• _SHORT EXERCISE_:
Exactly retype the lines from the top of the data through the line containing "110.2, 111.9, 113.4, 115.9, 118.4, 118.2, 119.2];", leaving out every picture.

+ + + + + + +

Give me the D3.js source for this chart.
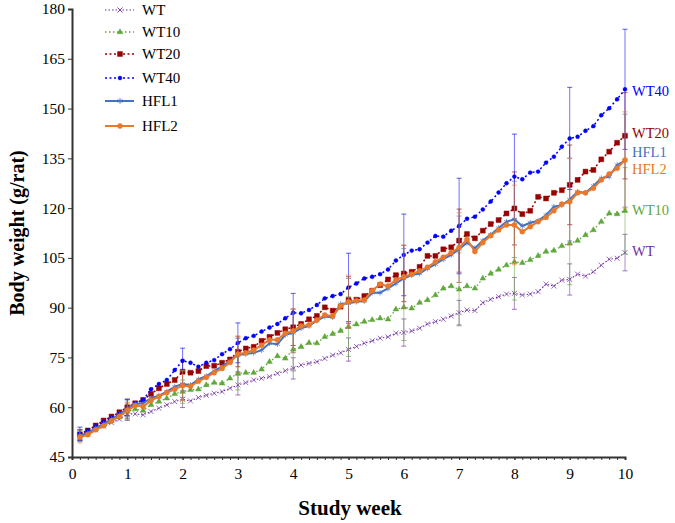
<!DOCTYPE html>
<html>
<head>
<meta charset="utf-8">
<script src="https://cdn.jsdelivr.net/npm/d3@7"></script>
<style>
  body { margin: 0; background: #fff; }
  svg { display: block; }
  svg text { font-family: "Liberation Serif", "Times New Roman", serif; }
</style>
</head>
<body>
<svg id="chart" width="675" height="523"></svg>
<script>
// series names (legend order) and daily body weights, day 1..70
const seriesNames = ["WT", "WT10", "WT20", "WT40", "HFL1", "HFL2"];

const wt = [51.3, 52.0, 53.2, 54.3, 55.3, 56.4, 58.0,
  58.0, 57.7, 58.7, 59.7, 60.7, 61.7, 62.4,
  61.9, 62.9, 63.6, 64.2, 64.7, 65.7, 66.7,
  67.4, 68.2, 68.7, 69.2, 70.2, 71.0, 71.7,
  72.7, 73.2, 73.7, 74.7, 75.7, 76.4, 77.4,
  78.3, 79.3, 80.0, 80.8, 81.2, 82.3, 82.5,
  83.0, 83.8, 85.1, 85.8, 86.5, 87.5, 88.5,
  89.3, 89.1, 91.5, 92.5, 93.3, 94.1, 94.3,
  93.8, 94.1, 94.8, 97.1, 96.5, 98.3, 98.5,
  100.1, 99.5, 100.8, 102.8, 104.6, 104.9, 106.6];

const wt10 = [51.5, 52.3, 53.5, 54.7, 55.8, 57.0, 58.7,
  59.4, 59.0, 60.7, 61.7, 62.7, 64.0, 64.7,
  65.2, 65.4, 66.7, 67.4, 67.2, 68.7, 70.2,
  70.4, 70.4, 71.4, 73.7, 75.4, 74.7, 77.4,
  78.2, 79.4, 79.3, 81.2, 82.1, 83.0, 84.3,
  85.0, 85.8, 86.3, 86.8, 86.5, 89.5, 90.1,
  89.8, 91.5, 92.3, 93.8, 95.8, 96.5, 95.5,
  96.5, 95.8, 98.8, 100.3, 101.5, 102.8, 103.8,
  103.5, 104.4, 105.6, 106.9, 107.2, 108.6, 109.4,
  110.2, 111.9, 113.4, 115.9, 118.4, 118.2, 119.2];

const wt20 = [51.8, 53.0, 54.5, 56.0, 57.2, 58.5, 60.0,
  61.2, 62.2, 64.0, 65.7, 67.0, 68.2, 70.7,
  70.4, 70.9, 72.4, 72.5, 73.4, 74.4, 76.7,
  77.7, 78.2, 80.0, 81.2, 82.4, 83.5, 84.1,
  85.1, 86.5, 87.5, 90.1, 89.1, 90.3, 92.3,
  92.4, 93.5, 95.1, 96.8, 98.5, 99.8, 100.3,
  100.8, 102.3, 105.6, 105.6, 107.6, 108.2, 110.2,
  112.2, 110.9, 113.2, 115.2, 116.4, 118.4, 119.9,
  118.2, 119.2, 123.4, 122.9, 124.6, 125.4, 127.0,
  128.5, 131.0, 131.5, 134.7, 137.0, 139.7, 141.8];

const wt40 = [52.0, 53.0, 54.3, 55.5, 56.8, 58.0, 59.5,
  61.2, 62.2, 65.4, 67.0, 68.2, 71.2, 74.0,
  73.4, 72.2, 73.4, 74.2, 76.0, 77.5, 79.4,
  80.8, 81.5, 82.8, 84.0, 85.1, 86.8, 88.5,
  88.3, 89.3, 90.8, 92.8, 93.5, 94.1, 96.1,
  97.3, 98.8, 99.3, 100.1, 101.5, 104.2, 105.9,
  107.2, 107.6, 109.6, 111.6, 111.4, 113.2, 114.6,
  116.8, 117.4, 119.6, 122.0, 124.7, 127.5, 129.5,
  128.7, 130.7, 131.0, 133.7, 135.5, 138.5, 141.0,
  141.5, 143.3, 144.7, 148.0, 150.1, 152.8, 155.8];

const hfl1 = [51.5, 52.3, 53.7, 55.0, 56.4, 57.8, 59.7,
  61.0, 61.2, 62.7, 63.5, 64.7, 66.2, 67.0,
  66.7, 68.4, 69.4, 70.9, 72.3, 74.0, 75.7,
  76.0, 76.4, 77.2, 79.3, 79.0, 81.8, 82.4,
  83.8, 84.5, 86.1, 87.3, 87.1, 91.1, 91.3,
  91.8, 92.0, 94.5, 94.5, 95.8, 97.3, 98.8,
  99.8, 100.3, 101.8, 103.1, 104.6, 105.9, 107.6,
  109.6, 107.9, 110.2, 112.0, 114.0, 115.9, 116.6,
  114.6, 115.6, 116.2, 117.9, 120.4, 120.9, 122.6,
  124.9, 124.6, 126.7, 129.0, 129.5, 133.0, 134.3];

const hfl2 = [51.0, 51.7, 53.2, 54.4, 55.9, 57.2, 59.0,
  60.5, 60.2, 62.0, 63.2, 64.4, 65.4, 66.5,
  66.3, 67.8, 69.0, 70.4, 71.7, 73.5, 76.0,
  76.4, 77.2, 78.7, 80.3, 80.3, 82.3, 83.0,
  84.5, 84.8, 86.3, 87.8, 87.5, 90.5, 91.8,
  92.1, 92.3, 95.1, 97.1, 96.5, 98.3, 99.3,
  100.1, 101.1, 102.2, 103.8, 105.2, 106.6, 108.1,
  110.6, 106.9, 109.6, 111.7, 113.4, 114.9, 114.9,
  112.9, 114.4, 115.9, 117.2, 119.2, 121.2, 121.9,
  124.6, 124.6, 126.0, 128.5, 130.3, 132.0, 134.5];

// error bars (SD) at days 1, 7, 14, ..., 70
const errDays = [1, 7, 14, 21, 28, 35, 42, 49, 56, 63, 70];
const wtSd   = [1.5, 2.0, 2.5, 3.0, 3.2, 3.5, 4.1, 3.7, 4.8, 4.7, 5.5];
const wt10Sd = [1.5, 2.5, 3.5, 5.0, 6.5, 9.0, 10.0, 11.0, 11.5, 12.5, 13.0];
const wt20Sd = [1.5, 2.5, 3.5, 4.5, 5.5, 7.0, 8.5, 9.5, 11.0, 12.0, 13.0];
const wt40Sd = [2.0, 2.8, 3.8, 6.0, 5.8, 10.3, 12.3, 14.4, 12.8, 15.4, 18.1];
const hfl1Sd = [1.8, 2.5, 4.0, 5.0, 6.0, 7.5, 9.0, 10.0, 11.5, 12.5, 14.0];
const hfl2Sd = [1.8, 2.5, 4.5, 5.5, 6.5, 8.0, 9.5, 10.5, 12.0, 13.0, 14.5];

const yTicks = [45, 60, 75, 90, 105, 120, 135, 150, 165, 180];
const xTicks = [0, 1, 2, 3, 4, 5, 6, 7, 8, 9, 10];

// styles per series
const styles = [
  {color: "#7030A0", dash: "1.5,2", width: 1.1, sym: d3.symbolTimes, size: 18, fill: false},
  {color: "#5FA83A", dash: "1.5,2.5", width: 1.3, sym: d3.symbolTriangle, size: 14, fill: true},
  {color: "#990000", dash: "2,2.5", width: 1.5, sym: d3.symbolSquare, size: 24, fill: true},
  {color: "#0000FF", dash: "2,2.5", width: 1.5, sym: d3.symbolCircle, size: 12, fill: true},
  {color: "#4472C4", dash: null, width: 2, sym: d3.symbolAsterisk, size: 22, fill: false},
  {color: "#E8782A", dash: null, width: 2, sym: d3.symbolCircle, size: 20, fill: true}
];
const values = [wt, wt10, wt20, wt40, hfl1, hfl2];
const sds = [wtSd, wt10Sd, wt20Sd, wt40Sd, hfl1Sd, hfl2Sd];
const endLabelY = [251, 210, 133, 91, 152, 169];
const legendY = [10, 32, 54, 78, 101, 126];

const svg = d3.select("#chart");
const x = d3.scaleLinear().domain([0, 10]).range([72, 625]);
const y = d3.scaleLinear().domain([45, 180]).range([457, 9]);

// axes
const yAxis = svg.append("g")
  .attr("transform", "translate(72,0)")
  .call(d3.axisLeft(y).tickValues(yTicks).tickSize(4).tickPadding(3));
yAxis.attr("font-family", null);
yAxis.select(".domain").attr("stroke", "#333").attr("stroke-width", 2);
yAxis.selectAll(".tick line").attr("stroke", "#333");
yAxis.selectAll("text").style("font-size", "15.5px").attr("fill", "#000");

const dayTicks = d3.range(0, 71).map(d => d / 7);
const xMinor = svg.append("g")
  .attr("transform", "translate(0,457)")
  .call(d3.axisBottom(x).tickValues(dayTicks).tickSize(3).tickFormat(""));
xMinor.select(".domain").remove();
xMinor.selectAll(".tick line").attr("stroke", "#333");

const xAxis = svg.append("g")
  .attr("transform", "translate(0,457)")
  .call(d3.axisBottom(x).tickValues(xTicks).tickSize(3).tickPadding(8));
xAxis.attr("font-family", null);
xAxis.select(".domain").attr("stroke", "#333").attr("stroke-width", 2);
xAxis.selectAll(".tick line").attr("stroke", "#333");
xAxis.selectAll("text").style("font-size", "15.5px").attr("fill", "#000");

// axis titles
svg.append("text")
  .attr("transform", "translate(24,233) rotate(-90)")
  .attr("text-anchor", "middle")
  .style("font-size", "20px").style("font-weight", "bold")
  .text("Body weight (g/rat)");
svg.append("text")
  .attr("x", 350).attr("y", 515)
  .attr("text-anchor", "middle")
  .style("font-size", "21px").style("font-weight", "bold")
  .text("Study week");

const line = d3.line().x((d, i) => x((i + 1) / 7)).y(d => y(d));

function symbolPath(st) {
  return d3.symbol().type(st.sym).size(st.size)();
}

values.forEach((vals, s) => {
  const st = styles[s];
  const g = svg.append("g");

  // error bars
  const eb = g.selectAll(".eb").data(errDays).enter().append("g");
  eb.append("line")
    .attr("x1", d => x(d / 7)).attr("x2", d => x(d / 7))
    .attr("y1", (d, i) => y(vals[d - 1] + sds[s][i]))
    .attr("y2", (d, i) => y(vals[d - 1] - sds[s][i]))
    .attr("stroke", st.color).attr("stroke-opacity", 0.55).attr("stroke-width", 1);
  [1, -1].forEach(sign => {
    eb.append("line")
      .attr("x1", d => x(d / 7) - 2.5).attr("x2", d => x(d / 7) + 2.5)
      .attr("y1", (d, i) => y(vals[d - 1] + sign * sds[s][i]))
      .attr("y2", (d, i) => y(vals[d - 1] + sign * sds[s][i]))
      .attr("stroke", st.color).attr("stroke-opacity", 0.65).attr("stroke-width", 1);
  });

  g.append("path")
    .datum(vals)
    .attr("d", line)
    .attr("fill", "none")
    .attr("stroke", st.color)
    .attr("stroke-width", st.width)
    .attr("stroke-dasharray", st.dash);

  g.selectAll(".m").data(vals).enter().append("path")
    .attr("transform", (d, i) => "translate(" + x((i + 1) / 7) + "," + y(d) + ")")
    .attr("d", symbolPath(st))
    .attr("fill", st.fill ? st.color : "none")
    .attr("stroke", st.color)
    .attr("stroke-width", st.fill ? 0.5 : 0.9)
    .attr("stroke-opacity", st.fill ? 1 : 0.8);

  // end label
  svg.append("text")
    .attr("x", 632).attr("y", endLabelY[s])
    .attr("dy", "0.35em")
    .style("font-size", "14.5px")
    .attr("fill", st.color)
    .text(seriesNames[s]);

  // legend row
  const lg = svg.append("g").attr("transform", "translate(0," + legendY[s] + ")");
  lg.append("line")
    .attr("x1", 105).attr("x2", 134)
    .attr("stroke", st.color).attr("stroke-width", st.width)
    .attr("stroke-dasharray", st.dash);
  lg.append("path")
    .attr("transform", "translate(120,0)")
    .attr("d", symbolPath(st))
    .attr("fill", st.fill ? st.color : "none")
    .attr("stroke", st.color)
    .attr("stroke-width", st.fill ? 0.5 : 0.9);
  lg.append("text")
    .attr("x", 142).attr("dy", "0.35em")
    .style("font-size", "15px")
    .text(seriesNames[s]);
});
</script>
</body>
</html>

+ + + + + + +

• _ANSWER IN FULL_:
Give me the D3.js source for this chart.
<!DOCTYPE html>
<html>
<head>
<meta charset="utf-8">
<script src="https://cdn.jsdelivr.net/npm/d3@7"></script>
<style>
  body { margin: 0; background: #fff; }
  svg { display: block; }
  svg text { font-family: "Liberation Serif", "Times New Roman", serif; }
</style>
</head>
<body>
<svg id="chart" width="675" height="523"></svg>
<script>
// series names (legend order) and daily body weights, day 1..70
const seriesNames = ["WT", "WT10", "WT20", "WT40", "HFL1", "HFL2"];

const wt = [51.3, 52.0, 53.2, 54.3, 55.3, 56.4, 58.0,
  58.0, 57.7, 58.7, 59.7, 60.7, 61.7, 62.4,
  61.9, 62.9, 63.6, 64.2, 64.7, 65.7, 66.7,
  67.4, 68.2, 68.7, 69.2, 70.2, 71.0, 71.7,
  72.7, 73.2, 73.7, 74.7, 75.7, 76.4, 77.4,
  78.3, 79.3, 80.0, 80.8, 81.2, 82.3, 82.5,
  83.0, 83.8, 85.1, 85.8, 86.5, 87.5, 88.5,
  89.3, 89.1, 91.5, 92.5, 93.3, 94.1, 94.3,
  93.8, 94.1, 94.8, 97.1, 96.5, 98.3, 98.5,
  100.1, 99.5, 100.8, 102.8, 104.6, 104.9, 106.6];

const wt10 = [51.5, 52.3, 53.5, 54.7, 55.8, 57.0, 58.7,
  59.4, 59.0, 60.7, 61.7, 62.7, 64.0, 64.7,
  65.2, 65.4, 66.7, 67.4, 67.2, 68.7, 70.2,
  70.4, 70.4, 71.4, 73.7, 75.4, 74.7, 77.4,
  78.2, 79.4, 79.3, 81.2, 82.1, 83.0, 84.3,
  85.0, 85.8, 86.3, 86.8, 86.5, 89.5, 90.1,
  89.8, 91.5, 92.3, 93.8, 95.8, 96.5, 95.5,
  96.5, 95.8, 98.8, 100.3, 101.5, 102.8, 103.8,
  103.5, 104.4, 105.6, 106.9, 107.2, 108.6, 109.4,
  110.2, 111.9, 113.4, 115.9, 118.4, 118.2, 119.2];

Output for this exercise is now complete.